Many of the premises of this question are fundamentally wrong. The GRE is not a good predictor of university success and does not measure someone's ability to do research. You’re also ignoring the plethora of people in the opposite position, who demonstrate good skills on a day to day basis at school but test poorly or had a fluke or didn’t get any sleep the night before and did poorly on the GRE. My example is far more likely to be hurt than yours is to be helped, as universities primarily use the GRE as a filter to throw out applicants rather than a way to improve a bad application.

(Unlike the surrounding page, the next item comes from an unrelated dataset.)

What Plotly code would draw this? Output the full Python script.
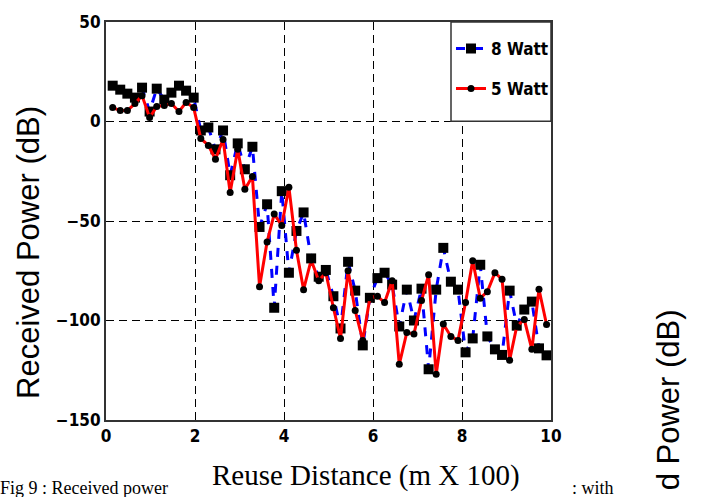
import plotly.graph_objects as go

# Reuse distance positions (m x 100)
distance = [0.15, 0.32, 0.48, 0.65, 0.81, 0.98, 1.14, 1.31, 1.47, 1.64,
            1.80, 1.97, 2.13, 2.30, 2.46, 2.63, 2.79, 2.96, 3.12, 3.29,
            3.45, 3.62, 3.78, 3.95, 4.11, 4.28, 4.44, 4.61, 4.78, 4.94,
            5.11, 5.27, 5.44, 5.60, 5.77, 5.93, 6.10, 6.26, 6.43, 6.59,
            6.76, 6.92, 7.09, 7.25, 7.42, 7.58, 7.75, 7.91, 8.08, 8.24,
            8.41, 8.57, 8.74, 8.90, 9.07, 9.23, 9.40, 9.57, 9.73, 9.90]

# Received power (dB), 8 Watt
power_8w = [18, 16, 14, 12, 17, 5, 16.5, 11, 14.5, 18,
            15.5, 12, -4.5, -3, -14, -4.5, -27, -11, -24, -12.7,
            -53, -41.6, -93.6, -35, -76, -55, -45.7, -68.8, -78, -74.6,
            -87.8, -104, -70.5, -85, -112.5, -88.6, -78.7, -76, -82, -103,
            -84.5, -100, -84, -124.5, -84.5, -63.5, -80.5, -84.5, -116, -109,
            -72, -108, -114.5, -117.3, -85, -102.6, -94.5, -90.5, -114, -117.5]

# Received power (dB), 5 Watt
power_5w = [7, 5.5, 5.5, 9, 13, 2, 7.5, 8, 9, 5,
            9.6, 7, -8.5, -12, -19, -9, -35.7, -14, -34, -27.6,
            -83, -60.5, -46.5, -52.3, -33, -64.7, -84.5, -69.6, -80, -76,
            -93.6, -109, -75, -95, -110, -88.6, -87.8, -91, -80, -122,
            -106, -106.8, -90, -77, -127, -101.8, -108, -110, -91, -70,
            -88.8, -85.5, -76, -79.3, -120, -103, -99.5, -114.5, -84.3, -102]

x_ticks = [0, 2, 4, 6, 8, 10]
y_ticks = [-150, -100, -50, 0, 50]

NARROW = "DejaVu Sans Condensed, Liberation Sans Narrow, Arial Narrow, sans-serif"
SANS = "Liberation Sans, Arial, sans-serif"
SERIF = "Liberation Serif, Times New Roman, serif"

fig = go.Figure()
fig.add_trace(go.Scatter(
    x=distance, y=power_8w, mode="lines+markers", name="8 Watt",
    legendgroup="a",
    line=dict(color="#0000ff", width=3, dash="dash"),
    marker=dict(symbol="square", size=10, color="black"),
))
fig.add_trace(go.Scatter(
    x=distance, y=power_5w, mode="lines+markers", name="5 Watt",
    legendgroup="b",
    line=dict(color="#ff0000", width=3),
    marker=dict(symbol="circle", size=7, color="black"),
))

L, R, T, B = 106, 151, 15, 77
PW, PH = 702 - L - R, 497 - T - B


def px(xp):
    return (xp - L) / PW


def py(yp):
    return (497 - B - yp) / PH


axis_common = dict(
    showgrid=True, gridcolor="black", gridwidth=1.2, griddash="8px,5px",
    showline=True, linecolor="#333333", linewidth=2, mirror=True,
    zeroline=False, ticks="",
    tickfont=dict(family=NARROW, size=17, color="black", weight="bold"),
)

fig.update_layout(
    width=702, height=497,
    margin=dict(l=L, r=R, t=T, b=B),
    paper_bgcolor="white", plot_bgcolor="white",
    showlegend=True,
    legend=dict(
        x=px(451), xanchor="left", y=py(24), yanchor="top",
        bgcolor="rgba(0,0,0,0)", borderwidth=0,
        font=dict(family=NARROW, size=17, color="black", weight="bold"),
        tracegroupgap=15, traceorder="grouped",
    ),
    xaxis=dict(range=[0, 10], tickvals=x_ticks, **axis_common),
    yaxis=dict(range=[-150, 50], tickvals=y_ticks, **axis_common),
    shapes=[
        dict(type="rect", xref="paper", yref="paper",
             x0=px(451), x1=1, y0=py(116), y1=1,
             fillcolor="white", line=dict(color="#333333", width=1.5),
             layer="above"),
    ],
    annotations=[
        dict(text="Received Power (dB)", textangle=-90, showarrow=False,
             xref="paper", yref="paper", x=px(29), y=py(250),
             xanchor="center", yanchor="middle",
             font=dict(family=SANS, size=31, color="black")),
        dict(text="Fig 9 : Received power", showarrow=False,
             xref="paper", yref="paper", x=px(-2), y=py(489),
             xanchor="left", yanchor="middle",
             font=dict(family=SERIF, size=18, color="black")),
        dict(text=": with", showarrow=False,
             xref="paper", yref="paper", x=px(570), y=py(489),
             xanchor="left", yanchor="middle",
             font=dict(family=SERIF, size=18, color="black")),
        dict(text="Reuse Distance (m X 100)", showarrow=False,
             xref="paper", yref="paper", x=px(366), y=py(476),
             xanchor="center", yanchor="middle", bgcolor="white",
             font=dict(family=SERIF, size=29, color="black")),
        dict(text="d Power (dB)", textangle=-90, showarrow=False,
             xref="paper", yref="paper", x=px(668), y=py(400),
             xanchor="center", yanchor="middle",
             font=dict(family=SANS, size=31, color="black")),
    ],
)

fig.write_html("out.html")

The GRE does little to predict research success, primarily correlates with test prep rather than intelligence or performance when one is not actively studying for the GRE, and does little to predict or explain graduate grades. It has a strong cultural bias in favor of white upper-class students, as evidenced by the fact that it punishes students who are Spanish/English bilingual as opposed to ones who just speak English (Bornheimer), under predicts the scores of Black students (Scott and Shaw), and exacerbates the effect of socioeconomic status in admissions (Pencock-Roman), further disadvantaging poor students.
Given all this, one obvious answer is "it's a bad test." A far better question is "why do so many universities in the US require the GRE"
Citations:
Scott, R.R. & Shaw, M.E. (1985). Black and White Performance in Graduate School and Policy Implications For Using GRE Scores in Admission. Journal of Negro Education, v. 54 (no. 1), pp. 14-23.
Bornheimer, D.G. (1984). Predicting Success in Graduate School Using GRE and PAEG Aptitude Test Scores. College and University, v. 60 (no. 1) pp. 54-62.
Penncock-Roman, M. (1994). Background Characteristics and Futures Plans of High-Scoring GRE General Test Examinees, research report ETS-RR9412 submitted to EXXON Education Foundation, Princeton, NJ: Educational Testing Service.